Collect all the lines that mention the word "drawn".

Data records:

-----

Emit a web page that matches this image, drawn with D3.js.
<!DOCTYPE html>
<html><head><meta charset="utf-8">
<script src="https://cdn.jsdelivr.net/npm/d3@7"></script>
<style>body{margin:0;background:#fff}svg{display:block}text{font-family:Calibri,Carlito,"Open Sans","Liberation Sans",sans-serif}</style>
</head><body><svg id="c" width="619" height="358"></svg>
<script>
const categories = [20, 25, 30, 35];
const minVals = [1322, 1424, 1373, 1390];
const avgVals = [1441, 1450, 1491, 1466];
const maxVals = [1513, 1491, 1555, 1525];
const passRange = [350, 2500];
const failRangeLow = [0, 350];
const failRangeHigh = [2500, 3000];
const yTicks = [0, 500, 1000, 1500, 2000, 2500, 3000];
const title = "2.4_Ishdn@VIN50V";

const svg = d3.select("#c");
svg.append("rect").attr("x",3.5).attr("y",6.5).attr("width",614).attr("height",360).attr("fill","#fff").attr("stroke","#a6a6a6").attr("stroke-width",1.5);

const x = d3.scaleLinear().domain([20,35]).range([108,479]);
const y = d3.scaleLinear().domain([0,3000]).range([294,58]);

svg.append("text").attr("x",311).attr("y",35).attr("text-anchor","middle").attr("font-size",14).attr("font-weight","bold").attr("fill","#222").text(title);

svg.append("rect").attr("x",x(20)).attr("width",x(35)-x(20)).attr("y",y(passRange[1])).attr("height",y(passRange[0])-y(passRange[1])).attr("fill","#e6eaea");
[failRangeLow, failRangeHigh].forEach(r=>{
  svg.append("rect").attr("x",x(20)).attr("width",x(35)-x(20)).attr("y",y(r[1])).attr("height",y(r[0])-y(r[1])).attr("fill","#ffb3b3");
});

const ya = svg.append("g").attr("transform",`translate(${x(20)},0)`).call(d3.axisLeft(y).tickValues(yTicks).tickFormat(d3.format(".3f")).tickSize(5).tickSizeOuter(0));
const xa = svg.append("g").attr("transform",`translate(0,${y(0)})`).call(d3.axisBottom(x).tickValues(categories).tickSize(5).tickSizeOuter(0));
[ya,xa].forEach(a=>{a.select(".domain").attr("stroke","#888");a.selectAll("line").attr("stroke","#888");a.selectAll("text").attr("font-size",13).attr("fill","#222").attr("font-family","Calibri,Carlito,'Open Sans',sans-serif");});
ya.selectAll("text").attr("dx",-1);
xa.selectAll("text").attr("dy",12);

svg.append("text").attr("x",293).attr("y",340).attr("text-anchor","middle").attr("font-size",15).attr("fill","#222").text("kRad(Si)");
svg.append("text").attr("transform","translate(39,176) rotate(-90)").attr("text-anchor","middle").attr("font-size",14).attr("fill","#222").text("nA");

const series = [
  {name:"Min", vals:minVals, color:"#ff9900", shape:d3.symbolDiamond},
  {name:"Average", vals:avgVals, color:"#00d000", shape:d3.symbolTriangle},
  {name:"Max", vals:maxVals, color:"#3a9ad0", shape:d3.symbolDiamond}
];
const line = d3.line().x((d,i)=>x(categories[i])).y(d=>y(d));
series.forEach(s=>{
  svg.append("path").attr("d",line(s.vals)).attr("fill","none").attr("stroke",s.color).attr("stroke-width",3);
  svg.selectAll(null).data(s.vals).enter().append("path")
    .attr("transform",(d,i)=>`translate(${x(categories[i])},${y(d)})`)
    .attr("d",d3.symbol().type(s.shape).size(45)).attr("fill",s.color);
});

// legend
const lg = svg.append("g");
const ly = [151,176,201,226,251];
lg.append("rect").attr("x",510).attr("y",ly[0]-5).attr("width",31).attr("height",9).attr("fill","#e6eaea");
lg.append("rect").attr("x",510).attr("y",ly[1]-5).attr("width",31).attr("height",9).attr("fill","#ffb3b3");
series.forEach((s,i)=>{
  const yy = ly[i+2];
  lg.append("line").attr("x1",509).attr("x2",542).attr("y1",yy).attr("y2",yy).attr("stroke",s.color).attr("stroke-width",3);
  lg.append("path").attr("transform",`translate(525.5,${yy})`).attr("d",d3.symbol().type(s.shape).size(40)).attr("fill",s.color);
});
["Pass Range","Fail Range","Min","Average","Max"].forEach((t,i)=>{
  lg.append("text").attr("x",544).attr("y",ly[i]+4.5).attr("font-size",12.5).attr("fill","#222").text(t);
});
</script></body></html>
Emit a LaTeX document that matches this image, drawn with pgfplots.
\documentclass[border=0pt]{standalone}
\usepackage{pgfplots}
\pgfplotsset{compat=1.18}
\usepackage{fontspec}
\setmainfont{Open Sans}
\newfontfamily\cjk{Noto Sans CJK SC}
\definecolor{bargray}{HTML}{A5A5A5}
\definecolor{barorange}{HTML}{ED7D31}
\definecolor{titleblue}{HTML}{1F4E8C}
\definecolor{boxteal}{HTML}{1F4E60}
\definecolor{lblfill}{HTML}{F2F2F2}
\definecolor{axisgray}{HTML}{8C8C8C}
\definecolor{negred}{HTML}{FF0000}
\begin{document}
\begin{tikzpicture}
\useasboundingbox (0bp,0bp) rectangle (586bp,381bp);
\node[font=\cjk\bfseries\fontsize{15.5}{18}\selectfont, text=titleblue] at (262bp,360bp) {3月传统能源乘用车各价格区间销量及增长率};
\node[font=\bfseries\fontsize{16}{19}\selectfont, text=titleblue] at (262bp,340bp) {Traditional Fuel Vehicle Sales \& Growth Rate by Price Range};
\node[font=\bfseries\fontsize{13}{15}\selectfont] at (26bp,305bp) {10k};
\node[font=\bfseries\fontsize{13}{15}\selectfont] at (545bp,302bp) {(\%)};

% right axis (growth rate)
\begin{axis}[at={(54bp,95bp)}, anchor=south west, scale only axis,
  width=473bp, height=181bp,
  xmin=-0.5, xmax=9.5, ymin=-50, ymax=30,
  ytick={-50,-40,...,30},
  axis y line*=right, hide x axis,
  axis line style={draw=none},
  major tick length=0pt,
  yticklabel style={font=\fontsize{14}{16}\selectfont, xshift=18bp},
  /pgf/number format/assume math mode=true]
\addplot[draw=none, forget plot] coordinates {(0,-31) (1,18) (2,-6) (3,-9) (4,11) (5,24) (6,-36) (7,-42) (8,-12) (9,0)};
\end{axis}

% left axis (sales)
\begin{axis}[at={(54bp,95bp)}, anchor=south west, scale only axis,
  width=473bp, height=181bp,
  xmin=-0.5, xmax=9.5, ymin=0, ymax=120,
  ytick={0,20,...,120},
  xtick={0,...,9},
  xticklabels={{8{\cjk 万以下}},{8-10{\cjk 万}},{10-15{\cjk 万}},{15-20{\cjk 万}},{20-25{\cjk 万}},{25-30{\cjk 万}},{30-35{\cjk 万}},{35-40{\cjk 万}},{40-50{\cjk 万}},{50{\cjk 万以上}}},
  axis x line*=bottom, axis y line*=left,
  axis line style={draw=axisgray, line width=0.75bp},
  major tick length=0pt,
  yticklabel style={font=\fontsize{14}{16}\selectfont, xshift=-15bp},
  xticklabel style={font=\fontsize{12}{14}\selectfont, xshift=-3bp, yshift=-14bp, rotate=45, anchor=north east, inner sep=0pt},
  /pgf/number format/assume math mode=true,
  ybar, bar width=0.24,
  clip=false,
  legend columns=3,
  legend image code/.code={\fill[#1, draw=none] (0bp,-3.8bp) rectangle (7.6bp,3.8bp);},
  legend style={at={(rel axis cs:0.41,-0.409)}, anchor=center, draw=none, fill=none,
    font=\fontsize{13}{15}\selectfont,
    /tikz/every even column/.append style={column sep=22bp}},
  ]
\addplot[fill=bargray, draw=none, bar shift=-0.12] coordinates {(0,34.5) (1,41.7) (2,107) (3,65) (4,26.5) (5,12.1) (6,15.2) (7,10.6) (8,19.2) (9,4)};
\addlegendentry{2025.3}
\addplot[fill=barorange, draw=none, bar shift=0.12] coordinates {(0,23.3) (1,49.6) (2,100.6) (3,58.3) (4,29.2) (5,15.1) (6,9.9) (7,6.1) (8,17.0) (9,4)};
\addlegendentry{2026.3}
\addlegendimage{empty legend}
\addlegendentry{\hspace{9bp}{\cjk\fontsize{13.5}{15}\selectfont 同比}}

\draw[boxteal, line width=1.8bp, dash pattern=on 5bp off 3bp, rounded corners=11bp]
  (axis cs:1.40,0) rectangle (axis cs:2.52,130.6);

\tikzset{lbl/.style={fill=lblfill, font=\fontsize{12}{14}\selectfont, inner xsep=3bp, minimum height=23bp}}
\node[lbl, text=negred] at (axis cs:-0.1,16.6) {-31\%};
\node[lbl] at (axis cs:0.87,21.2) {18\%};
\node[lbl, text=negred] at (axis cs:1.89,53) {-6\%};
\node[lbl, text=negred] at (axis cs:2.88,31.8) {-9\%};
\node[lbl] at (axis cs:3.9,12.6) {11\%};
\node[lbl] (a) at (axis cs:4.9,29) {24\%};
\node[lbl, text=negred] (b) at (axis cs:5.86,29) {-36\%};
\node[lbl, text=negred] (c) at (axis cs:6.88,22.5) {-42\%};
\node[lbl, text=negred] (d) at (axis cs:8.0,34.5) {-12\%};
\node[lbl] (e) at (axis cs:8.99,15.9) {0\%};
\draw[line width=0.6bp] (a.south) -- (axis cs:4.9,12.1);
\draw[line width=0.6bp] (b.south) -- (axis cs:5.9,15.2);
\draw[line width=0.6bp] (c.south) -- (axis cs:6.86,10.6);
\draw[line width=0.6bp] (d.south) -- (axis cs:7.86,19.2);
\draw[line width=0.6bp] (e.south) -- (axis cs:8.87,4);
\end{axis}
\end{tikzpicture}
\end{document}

-----

▶ **Task response**
Emit a web page that matches this image, drawn with D3.js.
Emit a LaTeX document that matches this image, drawn with pgfplots.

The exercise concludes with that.